After he boasted on the campaign trail about his endorsement by Richard Mack — an antigovernment activist allied with Arizona Sheriff Joe Arpaio, a champion of the "birther" conspiracy theory that President Barack Obama is not a U.S. citizen — the Tampa Bay Times asked Rice whether he believes the president was born in Hawaii, as his birth certificate indicates.
"I don't know," Rice said. Pressed on the topic at debates and in interviews over the summer, he maintained his position was that he could not personally authenticate the president's birth certificate, which Obama has posted on the White House website to dispel persistent muttering among the conspiracy-minded.
This effort to ride the fence might have succeeded in alienating those it was intended to appease, according to Chris Ingram, a Republican political consultant and commentator in Tampa.

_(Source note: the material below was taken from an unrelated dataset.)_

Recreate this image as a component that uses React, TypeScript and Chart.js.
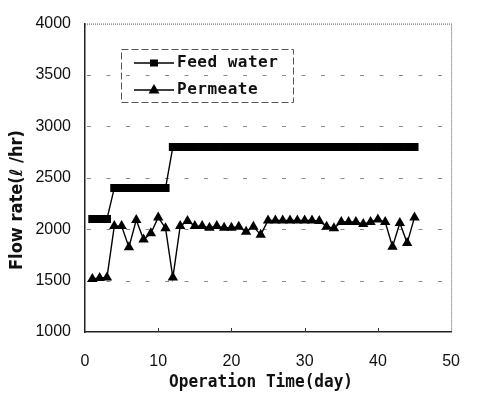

"His duck-and-dodge attempts to explain that in a way that was both seemingly satisfactory to the masses, as well as appealing to the wing-nuts — it's a pretty lame dodge," Ingram said. "It's like me saying, 'Well, I can't prove that NASA landed a man on the moon.' I mean, come on."
Rice said Wednesday that negative advertising by the Gualtieri campaign and the Times' reporting on his overtures to the far right were the prime factors in voters' decision to turn away from him. "Your newspaper cast me as some kind of right-wing nut. That's what changed it," he said.
But the palatability of tea party ideas among Pinellas County Republicans may have been less important to the race's outcome than the man purveying them, Ingram said.
"It might have been different if he were up in the Panhandle, or in north-central Florida," Ingram said. "But I think it was equally a matter of crazy positions, and the question of — whether or not they're crazy positions — why is it such a flip-flop?"